What has fueled much controversy over the Whatcott decision is the Court's ruling that when faced with an accusation of hate speech, truth is not a defence. Even if a statement is based in fact and truth, it may still be deemed "hate speech." Unfortunately, the Supreme Court was simply reinforcing a principle established 23 years ago in its Taylor decision.
This conclusion is disconcerting, but it is not surprising. Unlike the hate speech provisions found in the Criminal Code, hate speech provisions in human rights codes do not necessarily exist to capture speech that actually incites or is likely to incite hatred. In practice, hate speech provisions in human rights codes capture unpopular or politically incorrect speech. This is precisely why truthfulness of certain speech is relevant and why it is disappointing that Canada's highest court has deemed it to be irrelevant.

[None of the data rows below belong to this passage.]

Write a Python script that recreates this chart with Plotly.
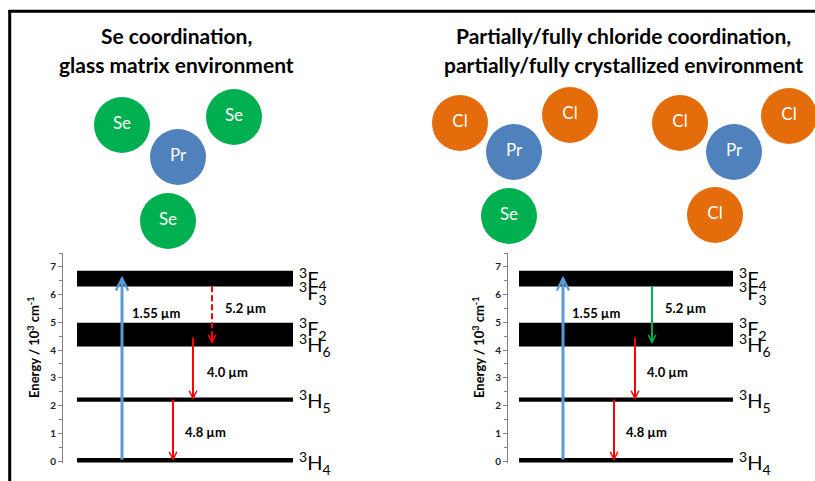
import plotly.graph_objects as go

W, H = 815, 481

# ---------------- data ----------------
panel_titles = [
    ["Se coordination,", "glass matrix environment"],
    ["Partially/fully chloride coordination,", "partially/fully crystallized environment"],
]

# energy levels (10^3 cm^-1): lower edge, upper edge
level_names = ["3H4", "3H5", "3H6/3F2", "3F3/3F4"]
level_low = [-0.05, 2.14, 4.13, 6.29]
level_high = [0.11, 2.29, 4.99, 6.86]

# right-hand labels of the levels and their energies
term_labels = ["<sup>3</sup>F<sub>4</sub>", "<sup>3</sup>F<sub>3</sub>",
               "<sup>3</sup>F<sub>2</sub>", "<sup>3</sup>H<sub>6</sub>",
               "<sup>3</sup>H<sub>5</sub>", "<sup>3</sup>H<sub>4</sub>"]
term_energy = [6.58, 6.06, 4.76, 4.18, 2.16, -0.06]

# transitions: label, start energy, end energy, label energy
trans_labels = ["1.55 µm", "5.2 µm", "4.0 µm", "4.8 µm"]
trans_start = [0.05, 6.3, 4.45, 2.22]
trans_end = [6.68, 4.22, 2.2, 0.0]
trans_label_y = [5.35, 5.5, 3.2, 1.05]

y_ticks = [0, 1, 2, 3, 4, 5, 6, 7]
y_tick_text = ["0", "1", "2", "3", "4", "5", "6", "7"]

# atoms in the coordination sketches (pixel positions of sketch)
atoms_left = [("Se", 122, 125), ("Se", 234, 117), ("Pr", 178, 157), ("Se", 168, 221)]
atoms_right = [("Cl", 460, 123), ("Cl", 570, 115), ("Pr", 514, 152), ("Se", 509, 216),
               ("Cl", 680, 123), ("Cl", 789, 116), ("Pr", 734, 152), ("Cl", 715, 215)]

# ---------------- styles ----------------
FONT = "Lato"
C_BLUE_ARROW = "#5B9BD5"
C_RED = "#FF0000"
C_GREEN = "#00B050"
atom_colors = {"Se": "#00B050", "Pr": "#4F81BD", "Cl": "#E46C0A"}

panels = [
    dict(axis_px=63, bar=(14, 230), arrow_x=[59, 149, 130, 110], label_x=[67, 160, 142, 120],
         term_x=234, fifth_color=C_RED, fifth_dash="6px,3px", xa="x", ya="y", title_cx=176),
    dict(axis_px=508, bar=(11, 225), arrow_x=[55, 144, 127, 106], label_x=[62, 155, 137, 116],
         term_x=229, fifth_color=C_GREEN, fifth_dash="solid", xa="x2", ya="y2", title_cx=623),
]
XSPAN = 270

fig = go.Figure()
shapes = []
annotations = []

y_dom = [1 - 463 / H, 1 - 253 / H]
y_range = [-0.07, 7.5]

for i, p in enumerate(panels):
    xa, ya = p["xa"], p["ya"]
    for lo, hi in zip(level_low, level_high):
        shapes.append(dict(type="rect", xref=xa, yref=ya, x0=p["bar"][0], x1=p["bar"][1],
                           y0=lo, y1=hi, fillcolor="black", line=dict(width=0), layer="below"))
    colors = [C_BLUE_ARROW, p["fifth_color"], C_RED, C_RED]
    dashes = ["solid", p["fifth_dash"], "solid", "solid"]
    widths = [3, 2, 2, 2]
    for k in range(4):
        x = p["arrow_x"][k]
        y0, y1 = trans_start[k], trans_end[k]
        fig.add_trace(go.Scatter(x=[x, x], y=[y0, y1 - (0.1 if y1 > y0 else -0.1)], mode="lines",
                                 line=dict(color=colors[k], width=widths[k], dash=dashes[k]),
                                 xaxis=xa, yaxis=ya, showlegend=False, hoverinfo="skip"))
        back = -0.35 if y1 > y0 else 0.35
        annotations.append(dict(x=x, y=y1, ax=x, ay=y1 + back, xref=xa, yref=ya,
                                axref=xa, ayref=ya, text="", showarrow=True, arrowhead=5,
                                arrowsize=0.8 if k == 0 else 0.75, arrowwidth=widths[k],
                                arrowcolor=colors[k]))
        annotations.append(dict(x=p["label_x"][k], y=trans_label_y[k], xref=xa, yref=ya,
                                text="<b>" + trans_labels[k] + "</b>", showarrow=False,
                                xanchor="left", yanchor="middle",
                                font=dict(family=FONT, size=13, color="black")))
    for t, e in zip(term_labels, term_energy):
        annotations.append(dict(x=p["term_x"], y=e, xref=xa, yref=ya, text=t, showarrow=False,
                                xanchor="left", yanchor="middle",
                                font=dict(family=FONT, size=20, color="black")))
    annotations.append(dict(x=(p["axis_px"] - 30) / W, y=1 - 347 / H, xref="paper", yref="paper",
                            text="<b>Energy / 10<sup>3</sup> cm<sup>-1</sup></b>", textangle=-90,
                            xanchor="center", yanchor="middle",
                            showarrow=False, font=dict(family=FONT, size=13, color="black")))
    for j, line in enumerate(panel_titles[i]):
        annotations.append(dict(x=p["title_cx"] / W, y=1 - (35 + 29 * j) / H,
                                xref="paper", yref="paper",
                                text="<b>" + line + "</b>", showarrow=False,
                                xanchor="center", yanchor="middle",
                                font=dict(family=FONT, size=21, color="black")))

    axis_common = dict(showgrid=False, zeroline=False)
    fig.update_layout(**{
        ("xaxis" if i == 0 else "xaxis2"): dict(domain=[p["axis_px"] / W, (p["axis_px"] + XSPAN) / W],
                                                  range=[0, XSPAN], visible=False, anchor=ya,
                                                  **axis_common),
        ("yaxis" if i == 0 else "yaxis2"): dict(domain=y_dom, range=y_range, anchor=xa,
                                                  tickvals=y_ticks,
                                                  ticktext=["<b>" + t + "</b>" for t in y_tick_text],
                                                  ticks="outside", ticklen=4,
                                                  tickcolor="#7f7f7f", showline=True,
                                                  linecolor="#7f7f7f", linewidth=1,
                                                  tickfont=dict(family=FONT, size=10, color="#222"),
                                                  minor=dict(dtick=0.5, ticks="outside", ticklen=3,
                                                             tickcolor="#7f7f7f"),
                                                  automargin=False,
                                                  **axis_common),
    })

for atoms in (atoms_left, atoms_right):
    fig.add_trace(go.Scatter(
        x=[a[1] for a in atoms], y=[a[2] for a in atoms], mode="markers+text",
        text=[a[0] for a in atoms], textposition="middle center",
        textfont=dict(family=FONT, size=17, color="white"),
        marker=dict(size=56, color=[atom_colors[a[0]] for a in atoms], line=dict(width=0)),
        xaxis="x3", yaxis="y3", showlegend=False, hoverinfo="skip"))

fig.update_layout(
    xaxis3=dict(domain=[0, 1], range=[0, W], visible=False, anchor="y3"),
    yaxis3=dict(domain=[0, 1], range=[H, 0], visible=False, anchor="x3"),
)

shapes.append(dict(type="line", xref="paper", yref="paper", x0=8.5 / W, x1=1,
                   y0=1 - 11.3 / H, y1=1 - 11.3 / H, line=dict(color="black", width=3)))
shapes.append(dict(type="line", xref="paper", yref="paper", x0=9.7 / W, x1=9.7 / W,
                   y0=1 - 10 / H, y1=0, line=dict(color="black", width=3)))

fig.update_layout(width=W, height=H, margin=dict(l=0, r=0, t=0, b=0),
                  paper_bgcolor="white", plot_bgcolor="rgba(0,0,0,0)",
                  shapes=shapes, annotations=annotations, showlegend=False)

fig.write_html("out.html", config={"displayModeBar": False},
               post_script="document.body.style.margin='0';document.body.style.overflow='hidden';")
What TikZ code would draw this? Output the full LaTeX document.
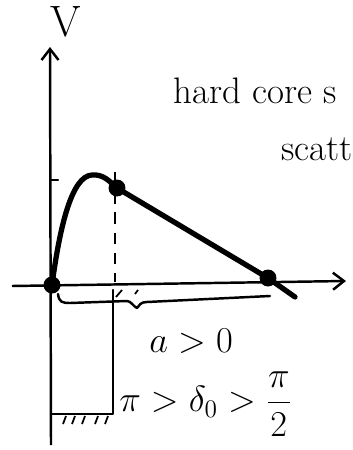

In the Whatcott decision, the Supreme Court refers to a trilogy of cases dealing with the constitutionality of section 13 of the Canadian Human Rights Act. This trilogy of cases includes Taylor, Keegstra and Andrews, and while all three cases were heard over three consecutive days, Keegstra and Andrews dealt with the then Criminal Code prohibition on "hate propaganda," not with the Human Rights Act prohibition on hate speech. This distinction between the Taylor case and the Keegstra and Andrews cases is important, and the Taylor case, which addressed hate speech in the human rights context, was the only appropriate analysis to rely on in the Whatcott case. Unfortunately, the Court in Whatcott relied on all three decisions and failed to distinguish between the criminal definitions of hate speech and the human rights definition of hate speech. What we have in Whatcott, then, is a definition that appears to be a refined version of a mash-up of the definitions in Taylor, Keegstra and Andrews.